With its abundance of dry ice and synth-infused soundtrack, Phantom could easily seem dated, and yet this sparkling and slick relaunched production seems perfectly of its time and ours. When the heavy bass notes of the organ thundered out the opening bars of the title number I got goosebumps. That it’s immediately followed by the opulent Music of the Night is, frankly, just showing off – and we haven’t even got to Wishing You Were Somehow Here Again and All I Ask Of You.

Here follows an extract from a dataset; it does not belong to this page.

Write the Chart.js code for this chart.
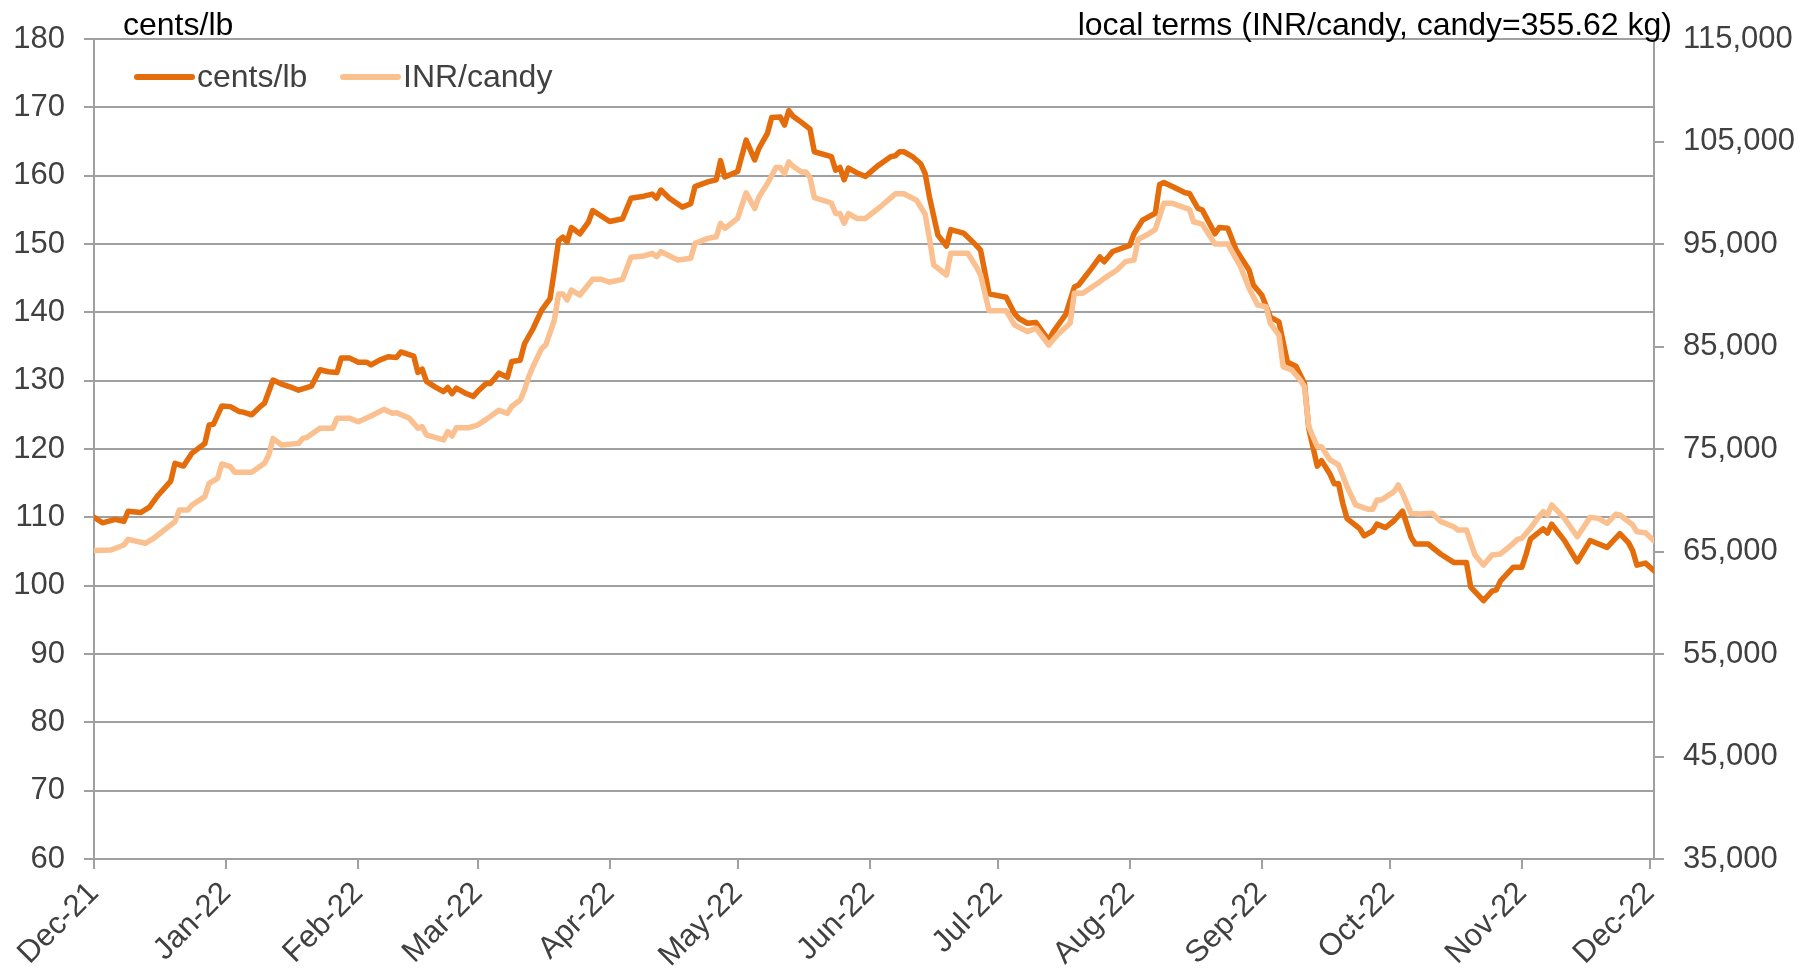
<!DOCTYPE html>
<html>
<head>
<meta charset="utf-8">
<script src="https://cdn.jsdelivr.net/npm/chart.js@4.4.0/dist/chart.umd.min.js"></script>
<style>
html,body{margin:0;padding:0;background:#ffffff;}
canvas{display:block;}
</style>
</head>
<body>
<canvas id="chart" width="1807" height="979"></canvas>
<script>
// ---------- DATA ----------
const monthLabels = ['Dec-21','Jan-22','Feb-22','Mar-22','Apr-22','May-22','Jun-22','Jul-22','Aug-22','Sep-22','Oct-22','Nov-22','Dec-22'];
const monthTickDates = ['2021-12-01','2022-01-01','2022-02-01','2022-03-01','2022-04-01','2022-05-01','2022-06-01','2022-07-01','2022-08-01','2022-09-01','2022-10-01','2022-11-01','2022-12-01'];

const centsDates = ['2021-12-01','2021-12-03','2021-12-06','2021-12-08','2021-12-09','2021-12-12','2021-12-14','2021-12-16','2021-12-19','2021-12-20','2021-12-22','2021-12-24','2021-12-27','2021-12-28','2021-12-29','2021-12-31',
'2022-01-02','2022-01-04','2022-01-05','2022-01-07','2022-01-09','2022-01-10','2022-01-12','2022-01-14','2022-01-16','2022-01-18','2022-01-21','2022-01-23','2022-01-25','2022-01-27','2022-01-28','2022-01-30',
'2022-02-01','2022-02-03','2022-02-04','2022-02-06','2022-02-08','2022-02-10','2022-02-11','2022-02-14','2022-02-15','2022-02-16','2022-02-17','2022-02-19','2022-02-21','2022-02-22','2022-02-23','2022-02-24','2022-02-26','2022-02-28',
'2022-03-01','2022-03-03','2022-03-04','2022-03-06','2022-03-08','2022-03-09','2022-03-11','2022-03-12','2022-03-14','2022-03-16','2022-03-18','2022-03-19','2022-03-20','2022-03-21','2022-03-22','2022-03-23','2022-03-25','2022-03-27','2022-03-28','2022-03-30',
'2022-04-01','2022-04-04','2022-04-06','2022-04-09','2022-04-11','2022-04-12','2022-04-13','2022-04-15','2022-04-18','2022-04-20','2022-04-21','2022-04-24','2022-04-26','2022-04-27','2022-04-28',
'2022-05-01','2022-05-03','2022-05-05','2022-05-06','2022-05-08','2022-05-09','2022-05-11','2022-05-12','2022-05-13','2022-05-14','2022-05-16','2022-05-18','2022-05-19','2022-05-23','2022-05-24','2022-05-25','2022-05-26','2022-05-27','2022-05-29','2022-05-31',
'2022-06-03','2022-06-06','2022-06-07','2022-06-08','2022-06-09','2022-06-11','2022-06-13','2022-06-14','2022-06-15','2022-06-17','2022-06-19','2022-06-20','2022-06-23','2022-06-26','2022-06-27','2022-06-29',
'2022-07-03','2022-07-05','2022-07-06','2022-07-08','2022-07-10','2022-07-13','2022-07-14','2022-07-17','2022-07-19','2022-07-20','2022-07-23','2022-07-25','2022-07-26','2022-07-28',
'2022-08-01','2022-08-02','2022-08-04','2022-08-07','2022-08-08','2022-08-09','2022-08-11','2022-08-14','2022-08-15','2022-08-17','2022-08-18','2022-08-21','2022-08-22','2022-08-24','2022-08-26','2022-08-29','2022-08-30',
'2022-09-01','2022-09-03','2022-09-05','2022-09-07','2022-09-09','2022-09-11','2022-09-12','2022-09-14','2022-09-15','2022-09-17','2022-09-18','2022-09-19','2022-09-20','2022-09-21','2022-09-24','2022-09-25','2022-09-27','2022-09-28','2022-09-30',
'2022-10-02','2022-10-04','2022-10-06','2022-10-07','2022-10-10','2022-10-13','2022-10-16','2022-10-19','2022-10-20','2022-10-23','2022-10-25','2022-10-26','2022-10-27','2022-10-30',
'2022-11-01','2022-11-02','2022-11-03','2022-11-06','2022-11-07','2022-11-08','2022-11-11','2022-11-14','2022-11-17','2022-11-21','2022-11-24','2022-11-26','2022-11-27','2022-11-28','2022-11-30','2022-12-02'];

const centsValues = [110.0,109.2,109.7,109.4,110.9,110.7,111.5,113.2,115.3,117.9,117.5,119.4,120.8,123.5,123.6,126.3,
126.2,125.5,125.4,125.0,126.2,126.7,130.1,129.5,129.1,128.6,129.2,131.6,131.3,131.2,133.3,133.3,
132.7,132.7,132.3,133.0,133.5,133.4,134.2,133.6,131.2,131.7,129.9,129.1,128.4,129.0,128.1,128.9,128.2,127.7,
128.4,129.6,129.6,131.1,130.5,132.8,133.0,135.4,137.6,140.3,142.0,146.1,150.5,151.0,150.3,152.4,151.5,153.2,154.9,154.1,
153.3,153.7,156.7,157.0,157.3,156.7,157.9,156.7,155.4,155.9,158.4,159.1,159.4,162.2,159.8,
160.6,165.2,162.3,164.0,166.2,168.5,168.6,167.4,169.5,168.7,167.8,166.8,163.5,162.8,160.8,161.2,159.4,161.1,160.4,159.9,
161.5,162.8,162.9,163.5,163.5,162.8,161.7,160.3,156.9,151.3,149.7,152.1,151.6,149.8,149.1,142.7,
142.2,139.8,139.1,138.4,138.5,135.9,137.1,139.7,143.7,144.0,146.4,148.1,147.4,148.9,
149.8,151.5,153.5,154.5,158.7,159.0,158.4,157.5,157.4,155.2,155.0,151.5,152.4,152.3,149.1,146.2,144.0,
142.5,139.3,138.6,132.7,132.1,129.6,123.0,117.5,118.3,116.3,114.9,114.9,112.0,109.8,108.3,107.3,108.0,109.0,108.5,
109.5,110.9,107.1,106.1,106.1,104.6,103.4,103.4,99.8,97.8,99.2,99.4,100.7,102.7,
102.7,104.6,106.8,108.3,107.7,109.0,106.6,103.5,106.6,105.6,107.6,106.3,105.1,103.0,103.3,102.2];

const inrDates = ['2021-12-01','2021-12-05','2021-12-08','2021-12-09','2021-12-13','2021-12-15','2021-12-20','2021-12-21','2021-12-23','2021-12-24','2021-12-27','2021-12-28','2021-12-30','2021-12-31',
'2022-01-02','2022-01-03','2022-01-07','2022-01-10','2022-01-11','2022-01-12','2022-01-14','2022-01-18','2022-01-19','2022-01-20','2022-01-23','2022-01-26','2022-01-27','2022-01-30',
'2022-02-01','2022-02-04','2022-02-07','2022-02-09','2022-02-10','2022-02-13','2022-02-15','2022-02-16','2022-02-17','2022-02-21','2022-02-22','2022-02-23','2022-02-24','2022-02-27',
'2022-03-01','2022-03-03','2022-03-06','2022-03-08','2022-03-09','2022-03-11','2022-03-12','2022-03-13','2022-03-14','2022-03-16','2022-03-17','2022-03-19','2022-03-20','2022-03-21','2022-03-22','2022-03-23','2022-03-25','2022-03-28','2022-03-30',
'2022-04-01','2022-04-04','2022-04-06','2022-04-09','2022-04-11','2022-04-12','2022-04-13','2022-04-17','2022-04-20','2022-04-21','2022-04-24','2022-04-26','2022-04-27','2022-04-28',
'2022-05-01','2022-05-03','2022-05-05','2022-05-06','2022-05-08','2022-05-10','2022-05-11','2022-05-12','2022-05-13','2022-05-14','2022-05-16','2022-05-17','2022-05-18','2022-05-19','2022-05-23','2022-05-24','2022-05-25','2022-05-26','2022-05-27','2022-05-29','2022-05-31',
'2022-06-03','2022-06-06','2022-06-07','2022-06-09','2022-06-12','2022-06-14','2022-06-15','2022-06-16','2022-06-19','2022-06-20','2022-06-24','2022-06-26','2022-06-27','2022-06-29',
'2022-07-03','2022-07-05','2022-07-08','2022-07-10','2022-07-13','2022-07-15','2022-07-18','2022-07-19','2022-07-21','2022-07-25','2022-07-26','2022-07-29','2022-07-31',
'2022-08-02','2022-08-03','2022-08-05','2022-08-07','2022-08-09','2022-08-11','2022-08-15','2022-08-16','2022-08-18','2022-08-21','2022-08-24','2022-08-27','2022-08-29','2022-08-31',
'2022-09-02','2022-09-03','2022-09-05','2022-09-06','2022-09-08','2022-09-10','2022-09-11','2022-09-12','2022-09-14','2022-09-15','2022-09-17','2022-09-19','2022-09-21','2022-09-23','2022-09-26','2022-09-27','2022-09-28','2022-09-29',
'2022-10-02','2022-10-03','2022-10-04','2022-10-06','2022-10-08','2022-10-11','2022-10-13','2022-10-16','2022-10-17','2022-10-19','2022-10-21','2022-10-23','2022-10-25','2022-10-27','2022-10-30','2022-10-31',
'2022-11-01','2022-11-03','2022-11-05','2022-11-06','2022-11-07','2022-11-08','2022-11-11','2022-11-14','2022-11-17','2022-11-19','2022-11-21','2022-11-23','2022-11-24','2022-11-27','2022-11-28','2022-11-30','2022-12-02'];

const inrValues = [65100,65140,65630,66190,65800,66290,67910,69050,69050,69540,70350,71650,72140,73540,
73280,72730,72730,73600,74410,76040,75390,75550,76040,76140,77020,77020,77990,77990,
77660,78220,78870,78480,78540,77990,77020,77180,76370,75880,76700,76270,77080,77080,
77340,77890,78770,78480,79150,79780,80760,82050,83030,84800,85150,87580,90120,90120,89540,90510,90020,91550,91550,
91290,91550,93700,93830,94090,93760,94250,93440,93600,95060,95550,95700,97020,96530,
97500,100000,98460,99590,100900,102460,102460,101870,103010,102580,102030,102030,101480,99530,99000,97970,97970,97020,97970,97500,97500,
98460,99530,99900,99900,99270,97900,95550,92950,91980,94090,94090,92790,91980,88500,
88500,87100,86450,86780,85150,86120,87260,90190,90190,91320,91650,92460,93280,
93440,95460,95880,96430,98970,98970,98380,97170,96940,94990,94990,92790,90680,89050,
88880,87260,86120,83030,82710,81730,81080,77180,75220,75220,73930,73440,71320,69540,69120,69120,70020,70020,
70840,71490,70670,68720,68650,68720,67910,67420,67100,67100,64660,63680,64660,64760,65800,66190,
66290,67260,68400,68880,68560,69540,68230,66440,68330,68230,67750,68630,68560,67590,66930,66830,66050];

const seriesNames = ['cents/lb', 'INR/candy'];
const leftAxisTitle = 'cents/lb';
const rightAxisTitle = 'local terms (INR/candy, candy=355.62 kg)';
const leftRange = [60, 180, 10];
const rightRange = [35000, 115000, 10000];

// ---------- CHART ----------
const START = Date.parse('2021-12-01');
const toDay = s => (Date.parse(s) - START) / 86400000;
const FONT = "'Liberation Sans', Arial, Helvetica, sans-serif";
const DARK = '#E46C0A';
const LIGHT = '#FAC090';
const GRID = '#A0A0A0';
const LABEL = '#404040';
const fmt = v => String(v).replace(/\B(?=(\d{3})+(?!\d))/g, ',');

const overlayPlugin = {
  id: 'overlay',
  afterDraw(chart) {
    const ctx = chart.ctx;
    const a = chart.chartArea;
    ctx.save();
    // axis titles
    ctx.font = '32px ' + FONT;
    ctx.fillStyle = '#000000';
    ctx.textBaseline = 'alphabetic';
    ctx.textAlign = 'left';
    ctx.fillText(leftAxisTitle, a.left + 29, a.top - 4);
    ctx.textAlign = 'right';
    ctx.fillText(rightAxisTitle, a.right + 18, a.top - 4);
    // legend
    const ly = a.top + 38;
    const items = [{x: a.left + 43, c: DARK, t: seriesNames[0]}, {x: a.left + 249, c: LIGHT, t: seriesNames[1]}];
    ctx.font = '32px ' + FONT;
    ctx.textAlign = 'left';
    ctx.textBaseline = 'middle';
    ctx.lineCap = 'round';
    items.forEach(it => {
      ctx.strokeStyle = it.c;
      ctx.lineWidth = 6;
      ctx.beginPath();
      ctx.moveTo(it.x, ly);
      ctx.lineTo(it.x + 55, ly);
      ctx.stroke();
      ctx.fillStyle = LABEL;
      ctx.fillText(it.t, it.x + 60, ly + 1);
    });
    ctx.restore();
  }
};

new Chart(document.getElementById('chart'), {
  type: 'line',
  data: {
    datasets: [
      {
        label: seriesNames[0],
        data: centsDates.map((d, i) => ({x: toDay(d), y: centsValues[i]})),
        yAxisID: 'y',
        borderColor: DARK,
        backgroundColor: DARK,
        borderWidth: 5.5,
        pointRadius: 0,
        tension: 0,
        borderJoinStyle: 'round',
        borderCapStyle: 'round',
        order: 2
      },
      {
        label: seriesNames[1],
        data: inrDates.map((d, i) => ({x: toDay(d), y: inrValues[i]})),
        yAxisID: 'y1',
        borderColor: LIGHT,
        backgroundColor: LIGHT,
        borderWidth: 5.5,
        pointRadius: 0,
        tension: 0,
        borderJoinStyle: 'round',
        borderCapStyle: 'round',
        order: 1
      }
    ]
  },
  options: {
    responsive: false,
    animation: false,
    devicePixelRatio: 1,
    layout: {padding: {top: 39, left: 0, right: 0, bottom: 0}},
    plugins: {legend: {display: false}, tooltip: {enabled: false}},
    scales: {
      x: {
        type: 'linear',
        min: 0,
        max: toDay(centsDates[centsDates.length - 1]),
        afterBuildTicks: s => { s.ticks = monthTickDates.map(d => ({value: toDay(d)})); },
        afterFit: s => { s.height = 120; },
        ticks: {
          autoSkip: false,
          maxRotation: 45,
          minRotation: 45,
          padding: 6,
          color: LABEL,
          font: {family: FONT, size: 31},
          callback: (v, i) => monthLabels[i]
        },
        grid: {drawOnChartArea: false, drawTicks: true, tickLength: 10, color: GRID, lineWidth: 2},
        border: {display: true, color: GRID, width: 2}
      },
      y: {
        position: 'left',
        min: leftRange[0],
        max: leftRange[1],
        afterFit: s => { s.width = 94; },
        ticks: {stepSize: leftRange[2], padding: 19, color: LABEL, font: {family: FONT, size: 31}},
        grid: {color: GRID, lineWidth: 2, drawTicks: true, tickLength: 10},
        border: {display: true, color: GRID, width: 2}
      },
      y1: {
        position: 'right',
        min: rightRange[0],
        max: rightRange[1],
        afterFit: s => { s.width = 153; },
        ticks: {stepSize: rightRange[2], padding: 19, color: LABEL, font: {family: FONT, size: 31}, callback: v => fmt(v)},
        grid: {drawOnChartArea: false, drawTicks: true, tickLength: 10, color: GRID, lineWidth: 2},
        border: {display: true, color: GRID, width: 2}
      }
    }
  },
  plugins: [overlayPlugin]
});
</script>
</body>
</html>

Much has been made of the casting of Lucy St Louis, the first black leading lady to play Christine in the West End. All I saw was a powerful actress who brings strength and shading to a tricky role that can easily become a fluttering victim, and a stirring soprano to the big money notes scattered lavishly throughout that sumptuous score. She’s matched by the dashing and dynamic Rhys Whitfield as her earnest suitor Raoul, his voice soaring alongside hers.

Killian Donnelly sings beautifully in the title role, handling the multi-octave challenges with aplomb. He’s clearly made the choice to present a melancholy and mournful Phantom, often drifting disconsolately through his scenes. It doesn’t quite work for me. I prefer a Phantom with a darker, dangerous edge.

As my guest said afterwards, “You shouldn’t know whether to feel terrified or turned on.” When Donnelly allows himself to unleash his full voice and the character’s pain and rage it is electrifying, but there wasn’t enough of it for me.

The supporting cast are strong but, again, I would have liked just a little more here and there. More capering from Matt Harrop and Adam Linstead as the theatre managers. More egomaniacal campery from Saori Oda and Greg Castiglioni as the preening opera stars Carlotti and Piangi. All four are undeniably good, I just like a little more madness in my madcap.

But this is splitting hairs, just shy of becoming a monstrously preening critic myself, and a matter of personal taste. What is undeniable is that this show delivers world-class staging, music and performances. It thoroughly deserves to pack them to the rafters (and catacombs) for another thirty years.